Work required – All of the lines below are to be transcribed faithfully, with pictures excluded from the copy.

== Records ==

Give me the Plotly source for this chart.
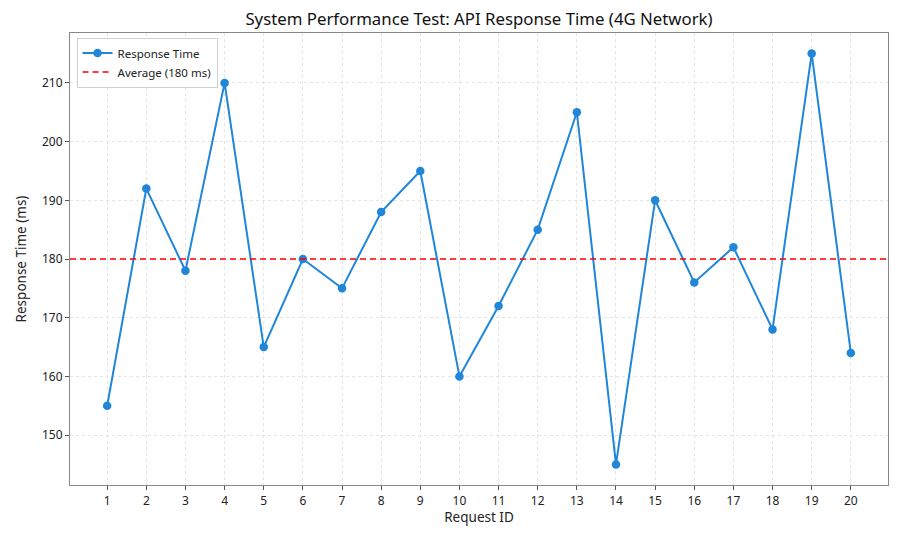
import plotly.graph_objects as go

request_ids = list(range(1, 21))
response_ms = [155, 192, 178, 210, 165, 180, 175, 188, 195, 160,
               172, 185, 205, 145, 190, 176, 182, 168, 215, 164]
average_ms = 180
y_ticks = [150, 160, 170, 180, 190, 200, 210]

FONT = "Noto Sans"
BLUE = "#1f86d9"

fig = go.Figure()
fig.add_trace(go.Scatter(
    x=request_ids, y=response_ms, mode="lines+markers",
    name="Response Time",
    line=dict(color=BLUE, width=2),
    marker=dict(color=BLUE, size=8.5),
))
fig.add_trace(go.Scatter(
    x=[0.05, 20.95], y=[average_ms, average_ms], mode="lines",
    name=f"Average ({average_ms} ms)",
    line=dict(color="#ff0000", width=1.6, dash="6px,4px"),
))

fig.update_layout(
    width=894, height=533,
    margin=dict(l=62, r=14, t=25, b=56, autoexpand=False),
    paper_bgcolor="white", plot_bgcolor="white",
    font=dict(family=FONT, size=12, color="#222"),
    title=dict(text="System Performance Test: API Response Time (4G Network)",
               x=0.5, xanchor="center", xref="paper",
               y=1 - 11 / 533, yanchor="middle",
               font=dict(size=16.8, color="#111")),
    legend=dict(x=0.008, y=0.99, xanchor="left", yanchor="top",
                bgcolor="rgba(255,255,255,0.9)", bordercolor="#d0d0d0",
                borderwidth=1, font=dict(size=11.5)),
    showlegend=True,
)
fig.update_xaxes(
    range=[0.05, 20.95], tickmode="array", tickvals=request_ids,
    ticktext=[str(v) for v in request_ids],
    title=dict(text="Request ID", font=dict(size=13.5), standoff=3),
    showline=True, linecolor="#888", linewidth=1.2, mirror=True,
    ticks="outside", ticklen=4, tickcolor="#555",
    showgrid=True, gridcolor="#e4e4e4", griddash="dot", gridwidth=0.8,
    zeroline=False, automargin=False,
)
fig.update_yaxes(
    range=[141.5, 218.5], tickmode="array", tickvals=y_ticks,
    title=dict(text="Response Time (ms)", font=dict(size=13.5), standoff=12),
    showline=True, linecolor="#888", linewidth=1.2, mirror=True,
    ticks="outside", ticklen=4, tickcolor="#555",
    showgrid=True, gridcolor="#e4e4e4", griddash="dot", gridwidth=0.8,
    zeroline=False, automargin=False,
)

fig.write_html("out.html")
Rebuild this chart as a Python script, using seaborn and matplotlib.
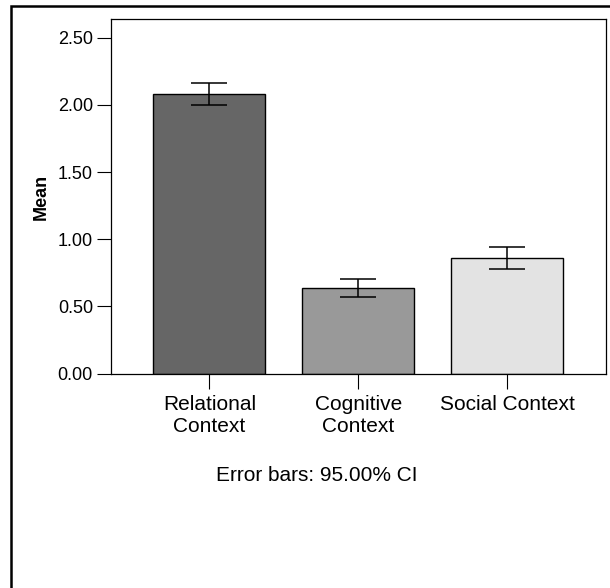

===

The output –
Give me the Plotly source for this chart.
import plotly.graph_objects as go

request_ids = list(range(1, 21))
response_ms = [155, 192, 178, 210, 165, 180, 175, 188, 195, 160,
               172, 185, 205, 145, 190, 176, 182, 168, 215, 164]
average_ms = 180
y_ticks = [150, 160, 170, 180, 190, 200, 210]

FONT = "Noto Sans"
BLUE = "#1f86d9"

fig = go.Figure()
fig.add_trace(go.Scatter(
    x=request_ids, y=response_ms, mode="lines+markers",
    name="Response Time",
    line=dict(color=BLUE, width=2),
    marker=dict(color=BLUE, size=8.5),
))
fig.add_trace(go.Scatter(
    x=[0.05, 20.95], y=[average_ms, average_ms], mode="lines",
    name=f"Average ({average_ms} ms)",
    line=dict(color="#ff0000", width=1.6, dash="6px,4px"),
))

fig.update_layout(
    width=894, height=533,
    margin=dict(l=62, r=14, t=25, b=56, autoexpand=False),
    paper_bgcolor="white", plot_bgcolor="white",
    font=dict(family=FONT, size=12, color="#222"),
    title=dict(text="System Performance Test: API Response Time (4G Network)",
               x=0.5, xanchor="center", xref="paper",
               y=1 - 11 / 533, yanchor="middle",
               font=dict(size=16.8, color="#111")),
    legend=dict(x=0.008, y=0.99, xanchor="left", yanchor="top",
                bgcolor="rgba(255,255,255,0.9)", bordercolor="#d0d0d0",
                borderwidth=1, font=dict(size=11.5)),
    showlegend=True,
)
fig.update_xaxes(
    range=[0.05, 20.95], tickmode="array", tickvals=request_ids,
    ticktext=[str(v) for v in request_ids],
    title=dict(text="Request ID", font=dict(size=13.5), standoff=3),
    showline=True, linecolor="#888", linewidth=1.2, mirror=True,
    ticks="outside", ticklen=4, tickcolor="#555",
    showgrid=True, gridcolor="#e4e4e4", griddash="dot", gridwidth=0.8,
    zeroline=False, automargin=False,
)
fig.update_yaxes(
    range=[141.5, 218.5], tickmode="array", tickvals=y_ticks,
    title=dict(text="Response Time (ms)", font=dict(size=13.5), standoff=12),
    showline=True, linecolor="#888", linewidth=1.2, mirror=True,
    ticks="outside", ticklen=4, tickcolor="#555",
    showgrid=True, gridcolor="#e4e4e4", griddash="dot", gridwidth=0.8,
    zeroline=False, automargin=False,
)

fig.write_html("out.html")
Rebuild this chart as a Python script, using seaborn and matplotlib.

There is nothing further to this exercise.